The Guilford Park Company had started planning for development of the Abell estate by hiring T. T. Tongue, a real estate expert, but Tongue died before much progress was made. They then hired Frederick Law Olmsted, Jr. to prepare the master plan and landscape plans. Obviously Bouton had established a relationship with Olmsted and likely was fully familiar with the Guilford proposals. When the consolidation of the Guilford and Roland Park Companies took place in 1911 the plans were available and development could shortly begin. Site work started in the spring of 1912.
The directors of the new entity were a formidable force of Baltimore influence: Henry F. Baker, Charles C. Fawcett and Robert Garrett, all members of Robert Garrett & Sons; Douglas H. Gordon, president of the Baltimore Trust Company; William H. Grafflin, business man and investor; George Miller, president of the Mar-Del Mobile Company; and Edward H. Bouton, the visionary planner. Bouton was at the helm as president.
Bouton determined to market Guilford as an extension of Roland Park and ads generally referred to this desirable swath of north Baltimore as the Roland Park-Guilford District. While Guilford was to be developed with housing of various sizes Bouton and the company envisioned a community of the highest architectural style and quality. The restrictions developed in Roland Park were expanded by strengthening the design review process, giving the company the right to reject plans “for aesthetic and other reasons” and to take into account whether the proposed house was in “harmony” with its surroundings.
Bouton and Edward L. Palmer, the Roland Park Company’s architect and later designer of many of Guilford’s most noteworthy homes, traveled to Europe in 1911 looking for ideas and studying the domestic architecture. Together they designed a community that was to become the most desirable suburb in Baltimore, “filled with impressive Georgian revival, Spanish colonial, Tudor and Jacobean revival mansions,” as well as romantic cottages “making it the place to live in the city.”
This piece was originally published in the Fall 2011 issue of The Guilford News. Fourteen years after Bouton’s death in 1941, the Guilford community dedicated a memorial at the Gateway Park to the planner and developer who contributed so much to the development of the neighborhood.
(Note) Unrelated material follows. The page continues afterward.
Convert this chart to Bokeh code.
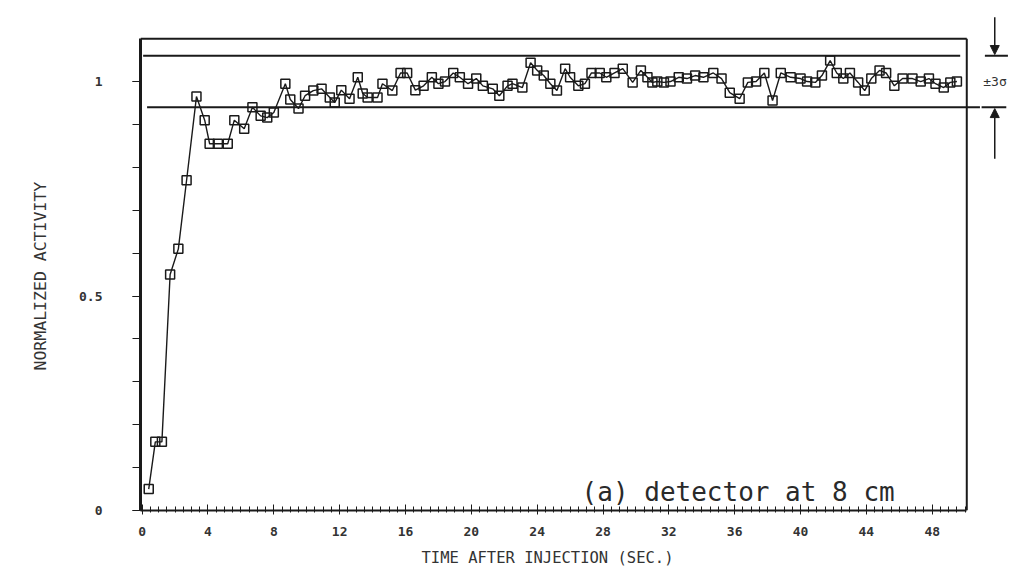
from bokeh.plotting import figure
from bokeh.models import Arrow, NormalHead, Label, FixedTicker, ColumnDataSource, Title
from bokeh.embed import file_html
from bokeh.resources import INLINE

# time after injection (s) and normalized activity
time_s = [0.4, 0.8, 1.2, 1.7, 2.2, 2.7, 3.3, 3.8, 4.1, 4.6, 5.2, 5.6, 6.2, 6.7, 7.2, 7.6, 8.0,
          8.7, 9.0, 9.5, 9.9, 10.4, 10.9, 11.4, 11.7, 12.1, 12.6, 13.1, 13.4, 13.7, 14.3, 14.6,
          15.2, 15.7, 16.1, 16.6, 17.1, 17.6, 18.0, 18.4, 18.9, 19.3, 19.8, 20.3, 20.7, 21.3,
          21.7, 22.2, 22.5, 23.1, 23.6, 24.0, 24.4, 24.8, 25.2, 25.7, 26.0, 26.5, 26.9, 27.3,
          27.8, 28.2, 28.7, 29.2, 29.8, 30.3, 30.7, 31.0, 31.3, 31.7, 32.1, 32.6, 33.1, 33.6,
          34.1, 34.7, 35.2, 35.7, 36.3, 36.8, 37.3, 37.8, 38.3, 38.8, 39.4, 40.0, 40.4, 40.9,
          41.3, 41.8, 42.2, 42.6, 43.0, 43.5, 43.9, 44.3, 44.8, 45.2, 45.7, 46.2, 46.8, 47.3,
          47.8, 48.2, 48.7, 49.1, 49.5]
activity = [0.05, 0.16, 0.16, 0.55, 0.61, 0.77, 0.965, 0.91, 0.855, 0.855, 0.855, 0.91, 0.89,
            0.94, 0.92, 0.916, 0.928, 0.995, 0.958, 0.937, 0.967, 0.979, 0.983, 0.963, 0.951,
            0.98, 0.96, 1.01, 0.972, 0.963, 0.963, 0.995, 0.979, 1.02, 1.02, 0.98, 0.99, 1.01,
            0.995, 1.0, 1.02, 1.01, 0.995, 1.007, 0.99, 0.983, 0.967, 0.99, 0.995, 0.986, 1.044,
            1.026, 1.014, 0.995, 0.979, 1.03, 1.01, 0.99, 0.995, 1.02, 1.02, 1.01, 1.02, 1.03,
            0.998, 1.026, 1.01, 0.998, 1.0, 0.998, 1.0, 1.01, 1.007, 1.014, 1.01, 1.02, 1.007,
            0.974, 0.96, 0.998, 1.0, 1.02, 0.956, 1.02, 1.01, 1.007, 1.0, 0.998, 1.014, 1.049,
            1.02, 1.007, 1.02, 0.998, 0.979, 1.007, 1.026, 1.02, 0.99, 1.007, 1.007, 1.0, 1.007,
            0.995, 0.986, 0.998, 1.0]

band_upper = 1.06
band_lower = 0.94
x_min, x_max = -0.1, 50.1          # plotted box in seconds
y_min, y_max = 0.0, 1.1            # plotted box in activity units
x_ticks = [0, 4, 8, 12, 16, 20, 24, 28, 32, 36, 40, 44, 48]
x_minor = [i * 0.5 for i in range(0, 101)]
y_ticks = [0, 0.5, 1]
y_minor = [i / 10 for i in range(0, 11)]
y_labels = {0: "0", 0.5: "0.5", 1: "1"}
x_title = "TIME AFTER INJECTION (SEC.)"
y_title = "NORMALIZED ACTIVITY"
annotation_text = "(a)  detector at 8 cm"
band_text = "±3σ"

INK = "#1a1a1a"
MONO = "DejaVu Sans Mono"

# frame is widened to the right (and up) so the band marker beside the box can be drawn
p = figure(width=1023, height=588, x_range=(x_min, 53.06), y_range=(y_min, 1.161),
           output_backend="svg", toolbar_location=None,
           min_border_left=140, min_border_right=8, min_border_top=12, min_border_bottom=78)
p.background_fill_color = "white"
p.border_fill_color = "white"
p.grid.visible = False
p.outline_line_color = None

# box: top and right edges
p.segment(x0=[x_min, x_max], y0=[y_max, y_min], x1=[x_max, x_max], y1=[y_max, y_max],
          line_color=INK, line_width=2)

# the two band lines
p.segment(x0=[0.06, 0.3], y0=[band_upper, band_lower], x1=[49.7, 50.9], y1=[band_upper, band_lower],
          line_color=INK, line_width=2)

src = ColumnDataSource(dict(t=time_s, a=activity))
p.line("t", "a", source=src, line_color=INK, line_width=1.4)
p.scatter("t", "a", source=src, marker="square", size=9, fill_alpha=0,
          line_color=INK, line_width=1.5)

# x axis
xa = p.xaxis[0]
xa.bounds = (x_min, x_max)
xa.ticker = FixedTicker(ticks=x_ticks, minor_ticks=x_minor)
xa.axis_line_width = 2
xa.axis_line_color = INK
xa.major_tick_in = 6
xa.major_tick_out = 4
xa.minor_tick_in = 4
xa.minor_tick_out = 2
xa.major_tick_line_color = INK
xa.minor_tick_line_color = INK
xa.major_label_standoff = 12
xa.major_label_text_font = MONO
xa.major_label_text_font_size = "13px"
xa.major_label_text_font_style = "bold"
xa.major_label_text_color = "#333333"

# y axis
ya = p.yaxis[0]
ya.bounds = (y_min, y_max)
ya.ticker = FixedTicker(ticks=y_ticks, minor_ticks=y_minor)
ya.major_label_overrides = y_labels
ya.axis_line_width = 3
ya.axis_line_color = INK
ya.major_tick_in = 0
ya.major_tick_out = 8
ya.minor_tick_in = 0
ya.minor_tick_out = 8
ya.major_tick_line_color = INK
ya.minor_tick_line_color = INK
ya.major_label_standoff = 30
ya.major_label_text_font = MONO
ya.major_label_text_font_size = "13px"
ya.major_label_text_font_style = "bold"
ya.major_label_text_color = "#333333"

# axis titles placed as titles so they stay centred on the box, not on the widened frame
p.add_layout(Title(text=x_title, align="left", offset=281, standoff=16, text_font=MONO,
                   text_font_size="15.5px", text_font_style="normal", text_color="#333333"), "below")
p.add_layout(Title(text=y_title, align="left", offset=140, standoff=54, text_font=MONO,
                   text_font_size="16.5px", text_font_style="normal", text_color="#333333"), "left")

# annotation text inside the plot
p.add_layout(Label(x=26.7, y=0.044, text=annotation_text, text_font=MONO,
                   text_font_size="26px", text_color="#2a2a2a", text_baseline="alphabetic"))

# band marker on the right of the box
p.add_layout(Arrow(end=NormalHead(size=9, fill_color=INK, line_color=INK),
                   x_start=51.8, y_start=1.15, x_end=51.8, y_end=band_upper + 0.003,
                   line_color=INK, line_width=1.5))
p.add_layout(Arrow(end=NormalHead(size=9, fill_color=INK, line_color=INK),
                   x_start=51.8, y_start=0.82, x_end=51.8, y_end=band_lower - 0.003,
                   line_color=INK, line_width=1.5))
p.segment(x0=[51.2, 51.0], y0=[band_upper, band_lower], x1=[52.6, 52.5], y1=[band_upper, band_lower],
          line_color=INK, line_width=2)
p.add_layout(Label(x=51.1, y=1.0, text=band_text, text_font=MONO, text_font_size="13px",
                   text_color="#333333", text_baseline="middle"))

open("out.html", "w").write(file_html(p, INLINE))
Look out for our next guest post from Tom on the history of Guilford soon!
Contained on a little less than three acres across from Clifton Park in northeast Baltimore, the Friends Burial Ground tells the stories of generations Baltimore’s Quaker families across their 300 years of rich history in our city. Established in 1713 on a tract of land known as Darley Hall when the Friendship Meetinghouse was built on what is today Harford Road, the cemetery has been in continuous use ever since. While small, and a bit unassuming, the Friends Burial Ground has approximately 1,800 graves with the earliest legible marker dating from 1802 and many undoubtably date from the 1700s. The stone wall around the grounds and the Sexton’s House both date back to the 1860s and, in 1926, 122 graves were moved from a Friends cemetery at at the Aisquith Street Meeting House in Old Town.
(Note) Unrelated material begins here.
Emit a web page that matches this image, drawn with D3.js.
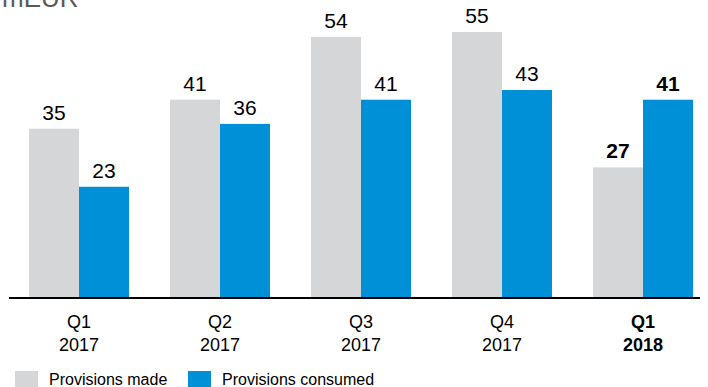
<!DOCTYPE html>
<html>
<head>
<meta charset="utf-8">
<script src="https://cdn.jsdelivr.net/npm/d3@7"></script>
<style>
  html, body { margin: 0; padding: 0; background: #fff; }
  svg { display: block; font-family: "Liberation Sans", Arial, sans-serif; }
</style>
</head>
<body>
<svg id="chart" width="708" height="387"></svg>
<script>
// Quarterly provisions, mEUR
const quarters = ["Q1", "Q2", "Q3", "Q4", "Q1"];
const years = ["2017", "2017", "2017", "2017", "2018"];
const provisionsMade = [35, 41, 54, 55, 27];
const provisionsConsumed = [23, 36, 41, 43, 41];
const seriesNames = ["Provisions made", "Provisions consumed"];
const seriesColors = ["#d5d6d8", "#0090d8"];
const highlightIndex = 4; // latest quarter shown in bold

const svg = d3.select("#chart");
const baseY = 298;

const x = d3.scaleBand()
  .domain(d3.range(quarters.length))
  .range([29, 693])
  .paddingInner(41 / 141)
  .paddingOuter(0);

const xs = d3.scaleBand()
  .domain([0, 1])
  .range([0, x.bandwidth()]);

const y = d3.scaleLinear().domain([0, 55]).range([baseY, 32]);

// unit label
svg.append("text")
  .attr("x", 2).attr("y", 7)
  .attr("font-size", 26).attr("fill", "#595959")
  .text("mEUR");

const groups = svg.selectAll("g.grp")
  .data(quarters.map((q, i) => ({ i, vals: [provisionsMade[i], provisionsConsumed[i]] })))
  .join("g")
  .attr("class", "grp")
  .attr("transform", d => `translate(${x(d.i)},0)`);

groups.selectAll("rect")
  .data(d => d.vals.map((v, s) => ({ v, s, i: d.i })))
  .join("rect")
  .attr("x", d => xs(d.s))
  .attr("width", xs.bandwidth())
  .attr("y", d => y(d.v))
  .attr("height", d => baseY - y(d.v))
  .attr("fill", d => seriesColors[d.s]);

groups.selectAll("text.val")
  .data(d => d.vals.map((v, s) => ({ v, s, i: d.i })))
  .join("text")
  .attr("class", "val")
  .attr("x", d => xs(d.s) + xs.bandwidth() / 2)
  .attr("y", d => y(d.v) - 9)
  .attr("text-anchor", "middle")
  .attr("font-size", 21)
  .attr("font-weight", d => d.i === highlightIndex ? "bold" : "normal")
  .attr("fill", "#000")
  .text(d => d.v);

// baseline
svg.append("line")
  .attr("x1", 9).attr("x2", 700)
  .attr("y1", baseY).attr("y2", baseY)
  .attr("stroke", "#000").attr("stroke-width", 2);

// category labels
groups.append("text")
  .attr("x", x.bandwidth() / 2)
  .attr("y", 328)
  .attr("text-anchor", "middle")
  .attr("font-size", 18)
  .attr("font-weight", d => d.i === highlightIndex ? "bold" : "normal")
  .text(d => quarters[d.i]);

groups.append("text")
  .attr("x", x.bandwidth() / 2)
  .attr("y", 351)
  .attr("text-anchor", "middle")
  .attr("font-size", 18)
  .attr("font-weight", d => d.i === highlightIndex ? "bold" : "normal")
  .text(d => years[d.i]);

// legend
const legendX = [15, 188];
const legend = svg.selectAll("g.leg")
  .data(seriesNames)
  .join("g")
  .attr("class", "leg")
  .attr("transform", (d, i) => `translate(${legendX[i]},371)`);

legend.append("rect")
  .attr("width", 23).attr("height", 18)
  .attr("fill", (d, i) => seriesColors[i]);

legend.append("text")
  .attr("x", 34).attr("y", 14)
  .attr("font-size", 16)
  .text(d => d);
</script>
</body>
</html>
The many notable internments include Louisa Swain, who made history in Wyoming in 1880 as the first woman to legally vote in the United States at age 69, and Dr. Thomas Edmondson who lived in a grand estate that eventually became Harlem Park in West Baltimore. Dr. Edmondson recently resurfaced in the public light: it is his collection of Richard Caton Woodville’s artwork that is currently on exhibit at the Walters Art Museum.
Please join us on a tour of the site with long-time caretaker Adrian Bishop, who will share his knowledge of the cemetery and the Sexton House on the grounds that he and his wife call home, together with Ms. Frances Ferguson, who has been digging graves by hand at the cemetery for over 40 years.
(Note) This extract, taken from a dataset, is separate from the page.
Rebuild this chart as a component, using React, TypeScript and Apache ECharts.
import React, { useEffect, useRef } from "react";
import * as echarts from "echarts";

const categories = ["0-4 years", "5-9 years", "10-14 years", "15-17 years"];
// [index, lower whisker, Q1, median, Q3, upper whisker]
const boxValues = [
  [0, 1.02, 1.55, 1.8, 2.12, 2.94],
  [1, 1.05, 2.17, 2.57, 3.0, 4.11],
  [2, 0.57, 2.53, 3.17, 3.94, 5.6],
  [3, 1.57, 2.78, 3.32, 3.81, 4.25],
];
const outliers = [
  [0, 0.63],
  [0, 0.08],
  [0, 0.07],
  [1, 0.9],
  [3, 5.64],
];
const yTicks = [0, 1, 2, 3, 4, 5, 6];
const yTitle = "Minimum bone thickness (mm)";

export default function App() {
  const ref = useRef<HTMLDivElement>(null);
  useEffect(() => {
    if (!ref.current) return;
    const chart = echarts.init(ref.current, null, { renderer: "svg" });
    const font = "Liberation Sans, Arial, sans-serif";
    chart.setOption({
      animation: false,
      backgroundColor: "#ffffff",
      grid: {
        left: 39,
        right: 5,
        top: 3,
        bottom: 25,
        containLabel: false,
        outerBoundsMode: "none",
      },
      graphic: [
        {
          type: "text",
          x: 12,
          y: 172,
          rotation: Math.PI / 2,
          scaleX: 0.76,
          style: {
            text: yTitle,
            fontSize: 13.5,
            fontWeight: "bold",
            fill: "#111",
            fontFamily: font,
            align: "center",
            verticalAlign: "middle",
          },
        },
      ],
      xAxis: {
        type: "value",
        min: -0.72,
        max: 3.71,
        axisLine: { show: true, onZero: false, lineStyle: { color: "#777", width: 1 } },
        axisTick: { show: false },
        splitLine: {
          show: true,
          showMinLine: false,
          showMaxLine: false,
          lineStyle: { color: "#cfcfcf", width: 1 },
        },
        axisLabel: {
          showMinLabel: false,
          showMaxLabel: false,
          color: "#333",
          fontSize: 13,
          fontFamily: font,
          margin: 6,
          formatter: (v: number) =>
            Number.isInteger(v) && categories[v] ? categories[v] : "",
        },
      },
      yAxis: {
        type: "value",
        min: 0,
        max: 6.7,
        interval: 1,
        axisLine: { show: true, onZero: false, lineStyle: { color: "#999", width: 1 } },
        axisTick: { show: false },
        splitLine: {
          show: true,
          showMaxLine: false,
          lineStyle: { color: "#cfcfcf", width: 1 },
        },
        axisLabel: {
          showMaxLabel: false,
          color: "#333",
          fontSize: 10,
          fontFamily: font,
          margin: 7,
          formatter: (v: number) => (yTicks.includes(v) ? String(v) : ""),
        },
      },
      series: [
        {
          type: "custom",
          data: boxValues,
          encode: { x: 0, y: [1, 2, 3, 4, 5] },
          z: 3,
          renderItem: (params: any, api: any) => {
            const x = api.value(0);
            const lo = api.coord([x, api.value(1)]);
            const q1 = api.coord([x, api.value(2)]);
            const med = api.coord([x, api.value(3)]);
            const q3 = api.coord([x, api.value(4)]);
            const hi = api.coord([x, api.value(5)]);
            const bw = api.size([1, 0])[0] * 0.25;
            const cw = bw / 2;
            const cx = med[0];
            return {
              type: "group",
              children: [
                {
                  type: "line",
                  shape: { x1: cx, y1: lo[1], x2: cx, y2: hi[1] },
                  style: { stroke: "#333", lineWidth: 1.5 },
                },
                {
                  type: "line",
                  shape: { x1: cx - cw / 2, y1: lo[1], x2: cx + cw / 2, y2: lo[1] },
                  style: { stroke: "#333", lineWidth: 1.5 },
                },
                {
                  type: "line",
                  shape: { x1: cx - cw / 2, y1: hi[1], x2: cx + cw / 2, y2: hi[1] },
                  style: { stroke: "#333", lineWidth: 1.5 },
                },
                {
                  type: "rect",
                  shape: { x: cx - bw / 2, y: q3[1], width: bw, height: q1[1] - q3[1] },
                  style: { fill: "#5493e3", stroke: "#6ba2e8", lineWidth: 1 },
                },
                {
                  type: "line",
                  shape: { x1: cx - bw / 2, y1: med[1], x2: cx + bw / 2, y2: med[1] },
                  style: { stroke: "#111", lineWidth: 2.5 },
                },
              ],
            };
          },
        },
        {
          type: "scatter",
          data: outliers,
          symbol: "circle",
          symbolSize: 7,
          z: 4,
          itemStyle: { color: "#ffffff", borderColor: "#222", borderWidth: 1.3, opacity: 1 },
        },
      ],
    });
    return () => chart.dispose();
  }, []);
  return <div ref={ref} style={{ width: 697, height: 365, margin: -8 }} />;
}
Over the winter, Bryan Blundell from Dell Corporation had approached Direct Dimensions with a project to completely laser scan the Two Sisters Houses in Fell’s Point. On a sunny afternoon in March, myself and another technician with Direct Dimensions took our laser scanning equipment down to Fell’s Point and in just 30 minutes created a perfectly accurate 3D digital model of the exterior of the property.
The Two Sisters are two of just a handful of remaining wooden houses in Baltimore’s Fell’s Point. These buildings were donated to the Preservation Society by the Dashiell-Marine family. The name, The Two Sisters, recognizes the efforts of the Dashiell sisters, Mary and Eleanor, to save these and other buildings in Fell’s Point. Since that time, the Society has worked steadily to develop a plan for the saving and utilization of these significant architectural examples of early life in Fell’s Point.
3D scanning is one of the many modern technologies that can be used to help reveal some of the secrets and stories that are part of these amazing structures. The scanning can provide a baseline documentation of the building’s current state, allowing the planning team to design necessary structural supports, and to also serve as a 3D, “as-built” blue print for documenting current conditions and future preservation efforts.
What is 3D scanning?
Laser scanning is the process of collecting millions of individual measurements using laser light. Think of a range finder. A laser beam leaves the scanner on a specific orientation and the time it takes to reflect off a surface and return to the scanner establishes the distance. This happens thousands of times per second. By moving the equipment to various positions and perspectives, an entire site can be “scanned” in 3D. Once the data is merged, the resulting “point cloud” can be used to create traditional drawings, 3D models, and virtual reconstructions & walkthroughs.
So far, Direct Dimensions has only scanned the exterior on Wolfe Street, and will complete the project with funds provided to The Preservation Society by an African American Heritage Preservation Program Grant from the Maryland Historical Trust. This initial scan effort is also valuable as an archived “3D snapshot”, a record of the state of the structure in the spring of 2013.